@CEZAYIRLI ....here (TR tea house) is place for friendly chit chat, where there is refuge from nasty politics/drama etc overall
I was wondering (given recent topic we got into):
If you speak berber language out of interest?
Are all berber languages understandable to other berber languages.
How different is it from Arabic?
How many in Algeria would you say can speak Berber?
How different is Algerian Arabic from other kinds of Arabic?
Does berber influence/presence make its way into Algerian Arabic?
The (Berber) script seems quite interesting (middle of each):
In fact it looks very close to phoenician to me.
Phoenician/aramaic script is also currently generally accepted as large/some part of the origin of (native) scripts found in India by way of the progenitor "Brahmi" script that formed in India around ~300 BC.
Probably by extensive iron age trade with Fertile Cresecent area, middle east and Egypt in general at the time.
So quite amazing all the Indian languages I know writing is by ancient history linked to Berber script too.
It goes for european (largely latin + greek based) scripts too...old persian (pahlavi, avestan) and Semitic (Arabic, Hebrew etc) as well.

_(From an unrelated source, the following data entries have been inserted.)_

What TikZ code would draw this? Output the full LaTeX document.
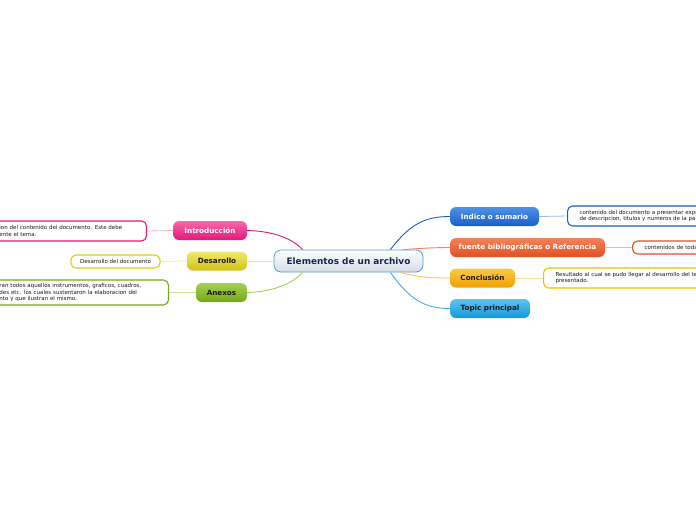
\documentclass[tikz,border=0pt]{standalone}
\usepackage{fontspec}
\setmainfont{DejaVu Sans}
\usetikzlibrary{positioning}
\definecolor{introc}{HTML}{E5177A}
\definecolor{introl}{HTML}{F56AA8}
\definecolor{desac}{HTML}{D2C215}
\definecolor{desal}{HTML}{F0E870}
\definecolor{anexc}{HTML}{72A81A}
\definecolor{anexl}{HTML}{A8D050}
\definecolor{indc}{HTML}{1A5FC8}
\definecolor{indl}{HTML}{4E92E6}
\definecolor{fuec}{HTML}{E0501F}
\definecolor{fuel}{HTML}{F2835A}
\definecolor{conc}{HTML}{EEA200}
\definecolor{conl}{HTML}{FAC948}
\definecolor{topc}{HTML}{1598DA}
\definecolor{topl}{HTML}{5AC4F2}
\definecolor{rootb}{HTML}{5C9BD2}
\definecolor{rootf}{HTML}{D3DCE6}
\definecolor{roott}{HTML}{17284A}
\definecolor{darktxt}{HTML}{1A1A1A}

\begin{document}
\begin{tikzpicture}[x=1pt, y=-1pt,
    topic/.style={rounded corners=6pt, minimum height=19pt, inner sep=0pt,
                  font=\fontsize{7.2}{8}\selectfont\bfseries},
    detail/.style={draw, rounded corners=5pt, fill=white, line width=1.1pt,
                   minimum height=20pt, inner xsep=12pt, inner ysep=2pt,
                   align=left, text=darktxt, font=\fontsize{5.5}{6.6}\selectfont},
    link/.style={line width=0.9pt},
    sublink/.style={line width=0.8pt}
  ]
  \useasboundingbox (0,0) rectangle (696,520);
  \clip (0,0) rectangle (696,520);
  \fill[white] (0,0) rectangle (696,520);

  \node[draw=rootb, line width=0.8pt, rounded corners=7pt, top color=white, bottom color=rootf,
        minimum width=149pt, minimum height=22pt, inner sep=0pt, text=roott,
        font=\fontsize{8.9}{10}\selectfont\bfseries] (root) at (348.5,261) {Elementos de un archivo};

  \node[topic, top color=introl, bottom color=introc, minimum width=74pt, text=white] (intro) at (210,230.5) {Introducción};
  \node[topic, top color=desal, bottom color=desac, minimum width=60pt, text=darktxt] (desa) at (217,261) {Desarollo};
  \node[topic, top color=anexl, bottom color=anexc, minimum width=51pt, text=darktxt] (anex) at (221.5,292.5) {Anexos};
  \node[topic, top color=indl, bottom color=indc, minimum width=89pt, text=white] (indice) at (494.5,216.5) {Indice o sumario};
  \node[topic, top color=fuel, bottom color=fuec, minimum width=155pt, text=white] (fuente) at (527.5,247.5) {fuente bibliográficas o Referencia};
  \node[topic, top color=conl, bottom color=conc, minimum width=65pt, text=darktxt] (concl) at (482.5,278) {Conclusión};
  \node[topic, top color=topl, bottom color=topc, minimum width=80pt, text=darktxt] (topicp) at (490,308.5) {Topic principal};

  \node[detail, draw=introc, anchor=east, text width=135pt] (introd) at (147,231)
    {ion del contenido del documento. Este debe\\ente el tema.};
  \node[detail, draw=desac!80!yellow, minimum width=89pt, minimum height=13pt, align=center, inner xsep=2pt] (desad) at (115.5,261.5)
    {Desarrollo del documento};
  \node[detail, draw=anexc, anchor=east, text width=157pt, minimum height=25pt] (anexd) at (169,292.5)
    {ran todos aquellos instrumentos, graficos, cuadros,\\des etc. los cuales sustentaron la elaboracion del\\nto y que ilustran el mismo.};
  \node[detail, draw=indc, anchor=west, text width=200pt] (indiced) at (567,216)
    {contenido del documento a presentar expr\\de descripcion, titulos y numeros de la pa};
  \node[detail, draw=fuec, anchor=west, text width=100pt, minimum height=13pt] (fuented) at (632,247.5)
    {contenidos de todas};
  \node[detail, draw=conc!70!yellow, anchor=west, text width=200pt] (concld) at (543,278)
    {Resultado al cual se pudo llegar al desarrollo del te\\presentado.};

  \draw[link, introc] ([xshift=29pt]root.north west) .. controls (290,236) and (268,231) .. (intro.east);
  \draw[link, desal] (root.west) -- (desa.east);
  \draw[link, anexl] ([xshift=29pt]root.south west) .. controls (290,286) and (268,292) .. (anex.east);
  \draw[link, indc] ([xshift=-33pt]root.north east) .. controls (410,224) and (425,216.5) .. (indice.west);
  \draw[link, fuel] ([xshift=-20pt]root.north east) .. controls (425,248) and (438,247.5) .. (fuente.west);
  \draw[link, conl] ([xshift=-23pt]root.south east) .. controls (420,278) and (435,278) .. (concl.west);
  \draw[link, topc!80] ([xshift=-33pt]root.south east) .. controls (410,300) and (425,308.5) .. (topicp.west);

  \draw[sublink, introc!35] (intro.west) -- (introd.east);
  \draw[sublink, desal!70] (desa.west) -- (desad.east);
  \draw[sublink, anexl!60] (anex.west) -- (anexd.east);
  \draw[sublink, indl!60] (indice.east) -- (indiced.west);
  \draw[sublink, fuel!60] (fuente.east) -- (fuented.west);
  \draw[sublink, conl!60] (concl.east) -- (concld.west);
\end{tikzpicture}
\end{document}
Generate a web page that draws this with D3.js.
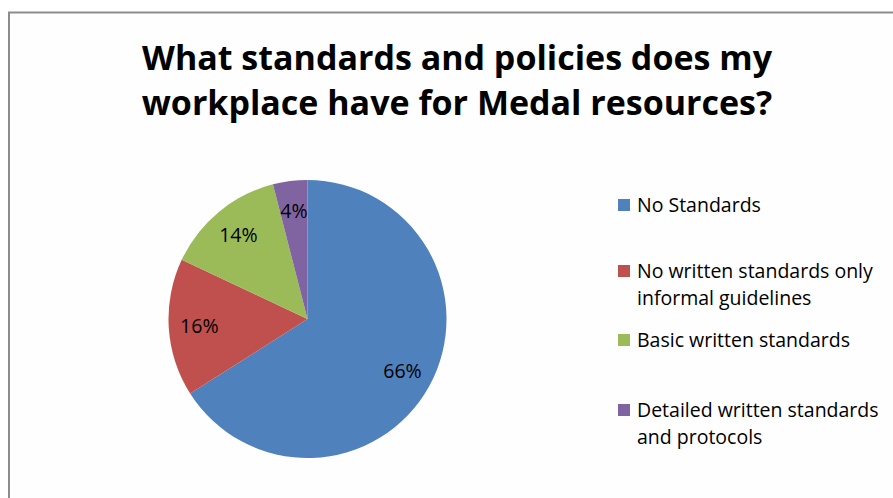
<!DOCTYPE html>
<html><head><meta charset="utf-8">
<script src="https://cdn.jsdelivr.net/npm/d3@7"></script>
<style>body{margin:0;background:#fff;}svg{display:block;}</style>
</head><body>
<svg id="c" width="893" height="498"></svg>
<script>
const categories = ["No Standards", "No written standards only informal guidelines", "Basic written standards", "Detailed written standards and protocols"];
const values = [66, 16, 14, 4];
const colors = ["#4F81BD", "#C0504D", "#9BBB59", "#8064A2"];
const legendLines = [["No Standards"], ["No written standards only", "informal guidelines"], ["Basic written standards"], ["Detailed written standards", "and protocols"]];
const titleLines = ["What standards and policies does my", "workplace have for Medal resources?"];

const svg = d3.select("#c");
const font = "'Open Sans', sans-serif";
svg.append("rect").attr("x",0).attr("y",0).attr("width",893).attr("height",498).attr("fill","#fff");
svg.append("rect").attr("x",9).attr("y",12.5).attr("width",900).attr("height",500)
  .attr("fill","#fefefe").attr("stroke","#8c8c8c").attr("stroke-width",2);

svg.append("g").selectAll("text").data(titleLines).join("text")
  .attr("x",457).attr("y",(d,i)=>70+i*45)
  .attr("text-anchor","middle").attr("font-family",font).attr("font-weight","bold")
  .attr("font-size",34).attr("fill","#000").text(d=>d);

const cx=307.5, cy=319, r=139;
const pie = d3.pie().sort(null).value(d=>d);
const arcs = pie(values);
const arc = d3.arc().innerRadius(0).outerRadius(r);
const labelArc = d3.arc().innerRadius(r*0.58).outerRadius(r*0.98);
const g = svg.append("g").attr("transform",`translate(${cx},${cy})`);
g.selectAll("path").data(arcs).join("path").attr("d",arc).attr("fill",(d,i)=>colors[i]);

const total = d3.sum(values);
g.selectAll("text").data(arcs).join("text")
  .attr("x",d=>labelArc.centroid(d)[0])
  .attr("y",d=>labelArc.centroid(d)[1])
  .attr("dy","0.35em").attr("text-anchor","middle")
  .attr("font-family",font).attr("font-size",19.5).attr("fill","#000")
  .text(d=>Math.round(d.data/total*100)+"%");

const leg = svg.append("g");
const ly = [205, 271, 340, 410];
categories.forEach((c,i)=>{
  leg.append("rect").attr("x",618).attr("y",ly[i]-6).attr("width",12).attr("height",12).attr("fill",colors[i]);
  legendLines[i].forEach((t,j)=>{
    leg.append("text").attr("x",637).attr("y",ly[i]+j*27).attr("dy","0.35em")
      .attr("font-family",font).attr("font-size",19.5).attr("fill","#000").text(t);
  });
});
</script>
</body></html>
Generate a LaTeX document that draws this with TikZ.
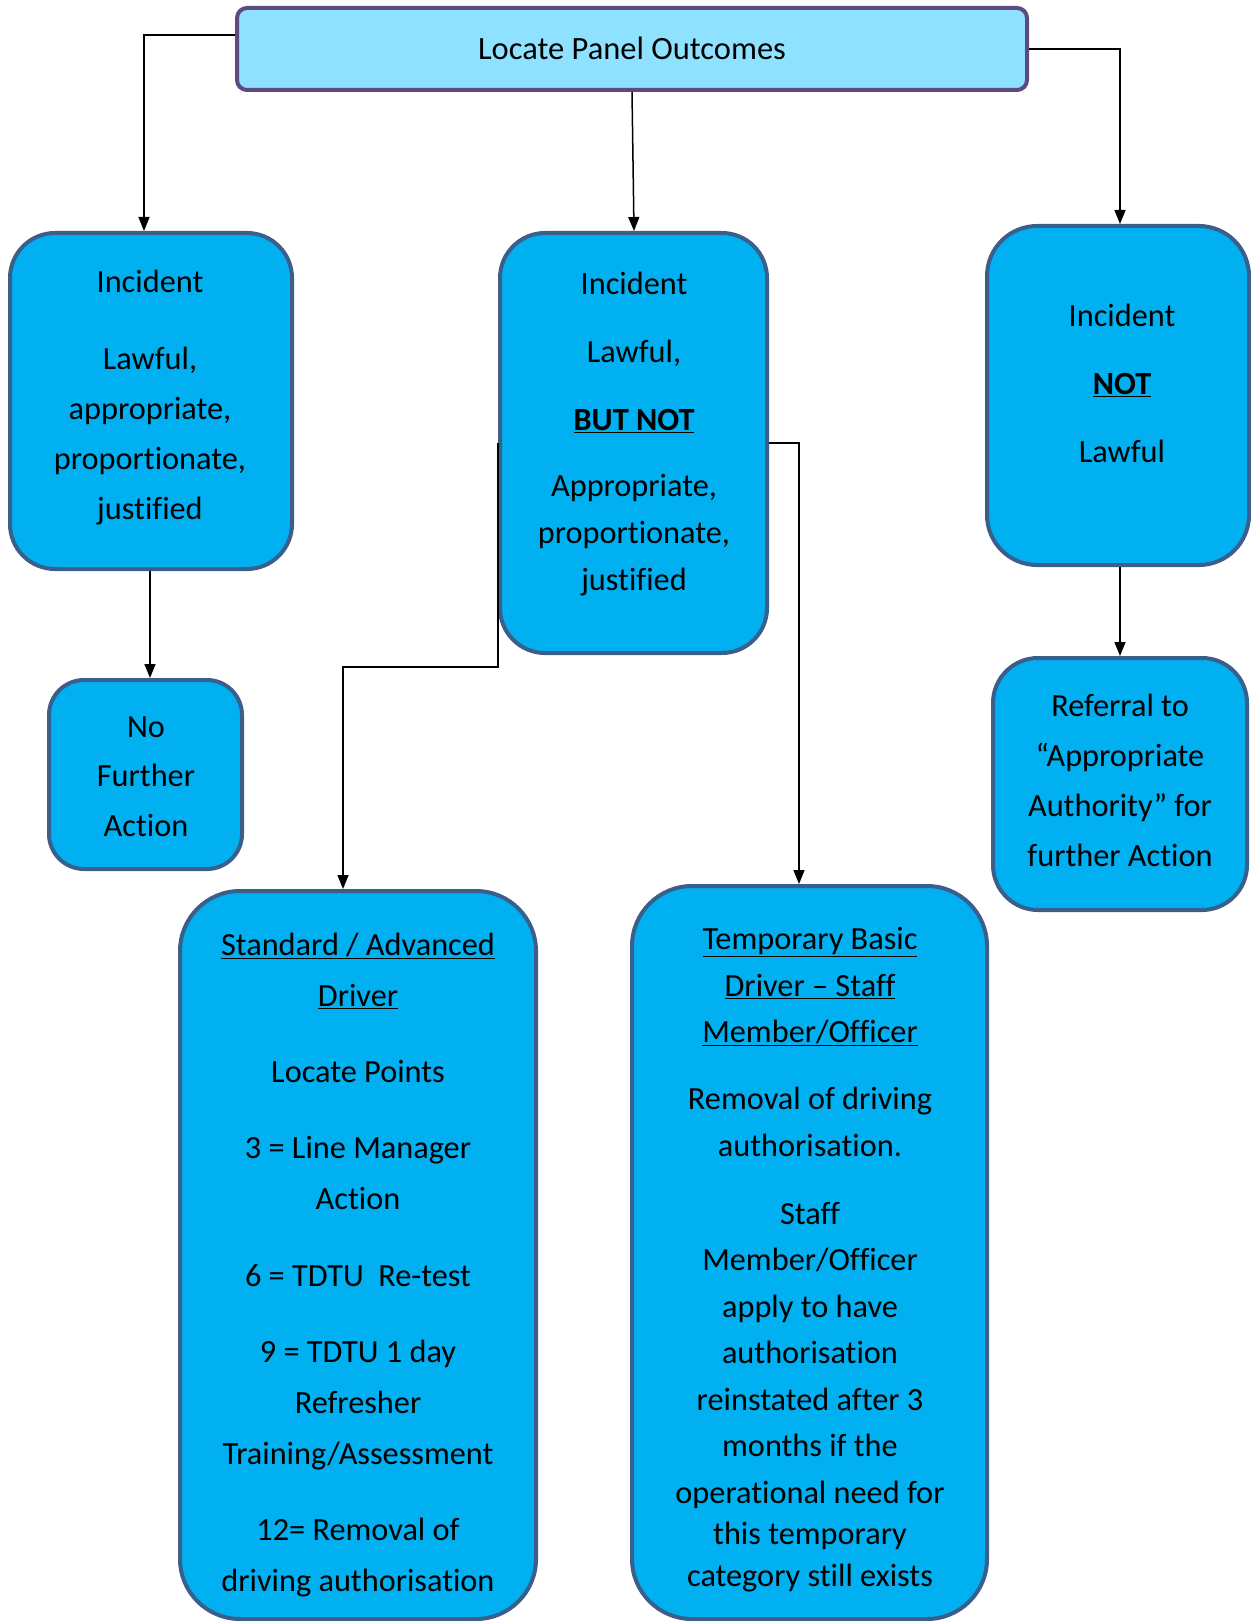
\documentclass[tikz,border=0pt]{standalone}
\usepackage{fontspec}
\setmainfont{Carlito}[Ligatures=NoCommon]
\usetikzlibrary{arrows.meta}
\definecolor{boxfill}{RGB}{0,176,240}
\definecolor{boxline}{RGB}{58,95,139}
\definecolor{topfill}{RGB}{142,226,255}
\definecolor{topline}{RGB}{94,74,124}
\begin{document}
\begin{tikzpicture}[x=1pt,y=-1pt,
  box/.style={draw=boxline, fill=boxfill, line width=4pt, inner sep=0pt},
  txt/.style={align=center, inner sep=0pt, text=black},
  conn/.style={draw=black, line width=1.5pt, -{Triangle[length=14pt,width=11pt]}},
  link/.style={draw=black, line width=1.5pt}
]
\useasboundingbox (0,0) rectangle (1250,1621);

% boxes
\node[draw=topline, fill=topfill, line width=4pt, rounded corners=10pt,
      minimum width=790pt, minimum height=82pt, inner sep=0pt,
      font=\fontsize{32.5}{36}\selectfont] (top) at (632,49) {\raisebox{2pt}{Locate Panel Outcomes}};
\node[box, rounded corners=45pt, minimum width=282pt, minimum height=336pt] (L1) at (151,401) {};
\node[box, rounded corners=35pt, minimum width=193pt, minimum height=189pt] (NFA) at (145.5,774.5) {};
\node[box, rounded corners=45pt, minimum width=267pt, minimum height=420pt] (M1) at (633.5,443) {};
\node[box, rounded corners=50pt, minimum width=262pt, minimum height=339pt] (R1) at (1118,395.5) {};
\node[box, rounded corners=45pt, minimum width=254pt, minimum height=252pt] (R2) at (1120,784) {};
\node[box, rounded corners=60pt, minimum width=356pt, minimum height=728pt] (SA) at (358,1255) {};
\node[box, rounded corners=60pt, minimum width=355pt, minimum height=733pt] (TB) at (809.5,1252.5) {};

% texts
\node[txt, font=\fontsize{32.3}{50}\selectfont] (L1t) at (150,397.5)
  {Incident\\[27pt] Lawful,\\ appropriate,\\ proportionate,\\ justified};
\node[txt, font=\fontsize{32.3}{49.5}\selectfont] (NFAt) at (146,776.5)
  {No\\ Further\\ Action};
\node[txt, font=\fontsize{32.3}{47}\selectfont] (M1t) at (634,434)
  {Incident\\[21pt] Lawful,\\[21pt] \textbf{\underline{BUT NOT}}\\[19pt] Appropriate,\\ proportionate,\\ justified};
\node[txt, font=\fontsize{32.3}{48}\selectfont] (R1t) at (1122,383.5)
  {Incident\\[20pt] \textbf{\underline{NOT}}\\[20pt] Lawful};
\node[txt, font=\fontsize{32.3}{50}\selectfont] (R2t) at (1120,780.5)
  {Referral to\\ “Appropriate\\ Authority” for\\ further Action};
\node[txt, font=\fontsize{32.3}{51}\selectfont] (SAt) at (358,1265)
  {\underline{Standard / Advanced}\\ \underline{Driver}\\[25pt] Locate Points\\[25pt]
   3 = Line Manager\\ Action\\[26pt] 6 = TDTU\ \ Re-test\\[25pt] 9 = TDTU 1 day\\ Refresher\\ Training/Assessment\\[25pt]
   12= Removal of\\ driving authorisation};
\node[txt, font=\fontsize{32.3}{46.5}\selectfont] (TBt) at (810,1259.5)
  {\underline{Temporary Basic}\\ \underline{Driver – Staff}\\ \underline{Member/Officer}\\[20.5pt]
   Removal of driving\\ authorisation.\\[21.5pt] Staff\\ Member/Officer\\ apply to have\\ authorisation\\
   reinstated after 3\\ months if the\\ operational need for\\[-5pt] this temporary\\[-5pt] category still exists};

% connectors
\draw[conn] (top.west |- 0,35) -| (L1.north -| 144,0);
\draw[conn] (top.south -| 632,0) -- (M1.north -| 634,0);
\draw[conn] (top.east |- 0,49) -| (R1.north -| 1120,0);
\draw[conn] (L1.south -| 150,0) -- (NFA.north -| 150,0);
\draw[conn] (R1.south -| 1120,0) -- (R2.north -| 1120,0);
\draw[conn] (M1.west) -- (M1.west |- 0,667) -| (SA.north -| 343,0);
\draw[conn] (M1.east) -| (TB.north -| 799,0);
\end{tikzpicture}
\end{document}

Looks like even old turkic script has the phoenician, aramaic early parentage connection:
https://en.wikipedia.org/wiki/Old_Turkic_script
Goes to show what impact Mesopotamia and Egypt had on world writing systems.
Chinese is one other influential bronze age hearth (for scripts) but its kept mostly in orient sphere.
The one great bronze age civ that has no script legacy (today that we know of) is the Indus valley one....and it remains undeciphered itself as a result.